▶ _Task goal_: The material below holds pictures; leave them out and reproduce exactly the lines from the one with "What matplotlib code" through the one with "yticks = [0, 20, 40, 60, 80, 100]", inclusive.

▶ _Records for this exercise_:
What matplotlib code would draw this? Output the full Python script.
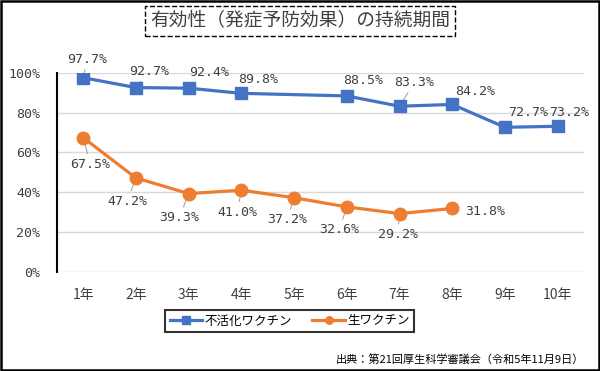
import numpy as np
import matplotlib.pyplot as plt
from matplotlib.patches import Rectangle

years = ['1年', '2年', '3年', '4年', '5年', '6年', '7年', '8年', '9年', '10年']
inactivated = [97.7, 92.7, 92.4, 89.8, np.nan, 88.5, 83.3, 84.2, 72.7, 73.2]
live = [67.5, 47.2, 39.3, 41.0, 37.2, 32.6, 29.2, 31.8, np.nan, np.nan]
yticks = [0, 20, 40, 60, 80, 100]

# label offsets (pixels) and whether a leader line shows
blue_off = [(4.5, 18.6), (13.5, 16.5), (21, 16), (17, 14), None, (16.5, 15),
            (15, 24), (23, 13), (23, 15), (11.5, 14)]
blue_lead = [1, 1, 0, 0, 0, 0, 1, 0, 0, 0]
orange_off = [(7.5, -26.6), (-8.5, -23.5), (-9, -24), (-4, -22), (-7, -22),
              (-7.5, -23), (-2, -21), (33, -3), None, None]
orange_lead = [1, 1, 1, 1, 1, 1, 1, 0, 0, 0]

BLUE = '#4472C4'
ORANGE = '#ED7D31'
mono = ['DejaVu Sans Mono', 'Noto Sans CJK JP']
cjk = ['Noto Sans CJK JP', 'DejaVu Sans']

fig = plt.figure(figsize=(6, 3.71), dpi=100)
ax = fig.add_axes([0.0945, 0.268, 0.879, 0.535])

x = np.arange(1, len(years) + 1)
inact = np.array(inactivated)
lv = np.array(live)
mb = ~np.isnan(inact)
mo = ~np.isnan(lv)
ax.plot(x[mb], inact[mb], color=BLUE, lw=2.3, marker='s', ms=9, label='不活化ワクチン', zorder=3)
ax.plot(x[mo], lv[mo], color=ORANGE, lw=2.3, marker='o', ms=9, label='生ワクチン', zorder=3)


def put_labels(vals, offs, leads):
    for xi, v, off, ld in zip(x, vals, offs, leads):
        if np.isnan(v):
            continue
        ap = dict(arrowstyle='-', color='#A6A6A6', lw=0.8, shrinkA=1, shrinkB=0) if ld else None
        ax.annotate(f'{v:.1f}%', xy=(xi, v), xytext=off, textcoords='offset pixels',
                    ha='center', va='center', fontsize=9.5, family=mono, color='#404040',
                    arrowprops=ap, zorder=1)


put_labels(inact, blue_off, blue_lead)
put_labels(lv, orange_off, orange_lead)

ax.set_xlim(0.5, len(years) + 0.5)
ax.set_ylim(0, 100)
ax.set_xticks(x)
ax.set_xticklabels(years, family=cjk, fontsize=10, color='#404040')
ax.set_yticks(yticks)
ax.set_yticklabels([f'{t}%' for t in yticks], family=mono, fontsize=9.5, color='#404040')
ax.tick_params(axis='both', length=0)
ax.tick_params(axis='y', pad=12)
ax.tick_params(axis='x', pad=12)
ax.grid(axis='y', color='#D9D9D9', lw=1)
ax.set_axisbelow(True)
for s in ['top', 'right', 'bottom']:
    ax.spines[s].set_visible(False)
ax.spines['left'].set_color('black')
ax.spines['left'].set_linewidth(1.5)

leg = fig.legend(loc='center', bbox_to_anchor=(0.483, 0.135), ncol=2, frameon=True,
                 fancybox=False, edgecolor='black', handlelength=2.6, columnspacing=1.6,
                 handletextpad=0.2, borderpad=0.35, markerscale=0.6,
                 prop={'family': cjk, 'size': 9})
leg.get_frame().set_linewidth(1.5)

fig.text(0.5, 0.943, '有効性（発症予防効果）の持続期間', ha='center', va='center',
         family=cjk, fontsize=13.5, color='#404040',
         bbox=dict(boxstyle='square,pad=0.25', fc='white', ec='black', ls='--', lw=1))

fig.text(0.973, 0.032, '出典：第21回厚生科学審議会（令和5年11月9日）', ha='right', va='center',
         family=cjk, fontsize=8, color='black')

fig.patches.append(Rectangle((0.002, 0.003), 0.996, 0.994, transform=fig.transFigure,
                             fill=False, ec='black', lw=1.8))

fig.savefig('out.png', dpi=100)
---
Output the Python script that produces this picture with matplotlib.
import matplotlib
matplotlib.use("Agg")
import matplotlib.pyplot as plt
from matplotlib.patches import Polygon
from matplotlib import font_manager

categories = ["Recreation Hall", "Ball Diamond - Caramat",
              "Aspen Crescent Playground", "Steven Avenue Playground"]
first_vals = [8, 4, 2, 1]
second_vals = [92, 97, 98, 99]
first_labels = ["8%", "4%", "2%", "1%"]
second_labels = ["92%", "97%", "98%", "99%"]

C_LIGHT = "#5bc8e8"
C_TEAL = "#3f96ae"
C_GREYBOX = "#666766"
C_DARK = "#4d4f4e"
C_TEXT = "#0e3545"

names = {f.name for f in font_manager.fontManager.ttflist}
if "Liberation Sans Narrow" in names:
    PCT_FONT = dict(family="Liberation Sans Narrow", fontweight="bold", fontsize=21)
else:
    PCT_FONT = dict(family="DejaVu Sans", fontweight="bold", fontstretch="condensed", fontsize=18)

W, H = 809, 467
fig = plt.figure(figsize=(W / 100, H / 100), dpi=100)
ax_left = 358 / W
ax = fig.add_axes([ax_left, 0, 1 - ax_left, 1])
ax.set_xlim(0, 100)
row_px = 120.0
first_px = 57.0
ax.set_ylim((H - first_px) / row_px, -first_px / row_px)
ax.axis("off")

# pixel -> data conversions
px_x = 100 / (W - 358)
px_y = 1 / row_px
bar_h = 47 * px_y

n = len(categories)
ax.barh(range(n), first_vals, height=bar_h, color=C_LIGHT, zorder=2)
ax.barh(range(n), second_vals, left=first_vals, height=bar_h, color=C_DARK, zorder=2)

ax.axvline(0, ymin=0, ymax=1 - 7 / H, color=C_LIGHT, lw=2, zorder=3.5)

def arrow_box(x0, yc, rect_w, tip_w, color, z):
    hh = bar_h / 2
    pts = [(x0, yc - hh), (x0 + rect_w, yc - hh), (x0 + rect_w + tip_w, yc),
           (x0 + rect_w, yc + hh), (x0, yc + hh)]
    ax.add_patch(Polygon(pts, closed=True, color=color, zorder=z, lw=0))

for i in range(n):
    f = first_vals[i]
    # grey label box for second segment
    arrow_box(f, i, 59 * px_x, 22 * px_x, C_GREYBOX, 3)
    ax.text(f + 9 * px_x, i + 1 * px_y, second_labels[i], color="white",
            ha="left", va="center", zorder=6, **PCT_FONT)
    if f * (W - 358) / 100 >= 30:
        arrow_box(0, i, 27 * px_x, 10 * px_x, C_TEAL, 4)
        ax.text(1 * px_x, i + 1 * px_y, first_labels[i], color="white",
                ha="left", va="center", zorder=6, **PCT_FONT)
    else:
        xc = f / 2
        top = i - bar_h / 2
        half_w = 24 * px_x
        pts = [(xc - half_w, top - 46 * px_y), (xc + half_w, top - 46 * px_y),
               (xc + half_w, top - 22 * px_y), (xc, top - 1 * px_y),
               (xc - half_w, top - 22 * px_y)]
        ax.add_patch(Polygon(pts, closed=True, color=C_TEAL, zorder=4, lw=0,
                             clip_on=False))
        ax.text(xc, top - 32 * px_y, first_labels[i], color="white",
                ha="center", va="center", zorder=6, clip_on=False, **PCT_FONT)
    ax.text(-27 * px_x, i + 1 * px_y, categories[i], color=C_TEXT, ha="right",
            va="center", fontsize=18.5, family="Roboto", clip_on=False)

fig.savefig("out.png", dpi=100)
==
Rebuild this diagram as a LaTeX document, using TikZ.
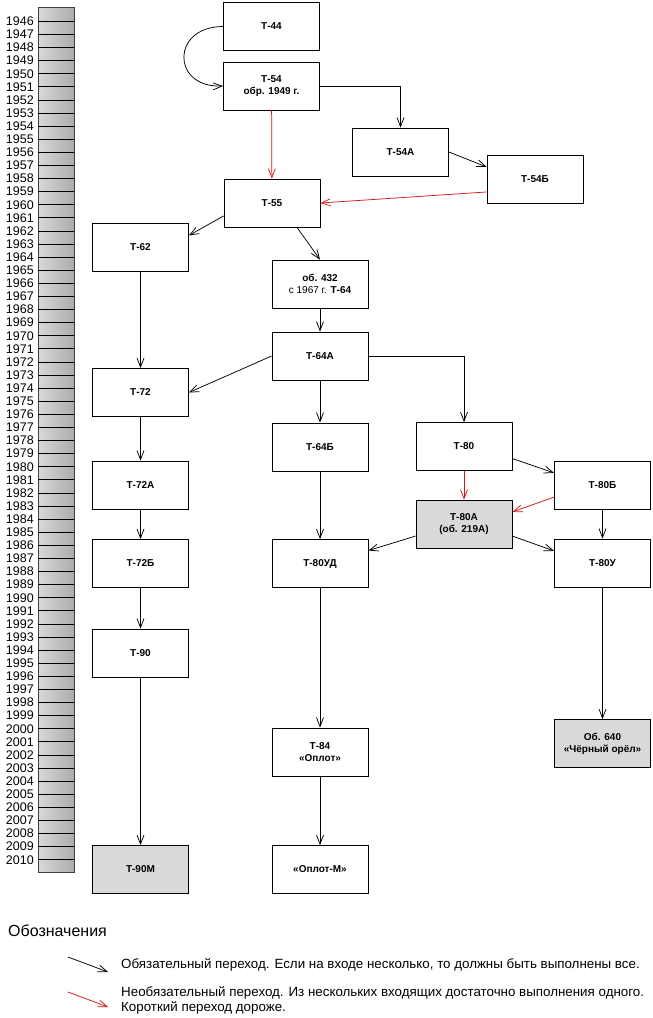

▶ _Answer to the exercise_:
What matplotlib code would draw this? Output the full Python script.
import numpy as np
import matplotlib.pyplot as plt
from matplotlib.patches import Rectangle

years = ['1年', '2年', '3年', '4年', '5年', '6年', '7年', '8年', '9年', '10年']
inactivated = [97.7, 92.7, 92.4, 89.8, np.nan, 88.5, 83.3, 84.2, 72.7, 73.2]
live = [67.5, 47.2, 39.3, 41.0, 37.2, 32.6, 29.2, 31.8, np.nan, np.nan]
yticks = [0, 20, 40, 60, 80, 100]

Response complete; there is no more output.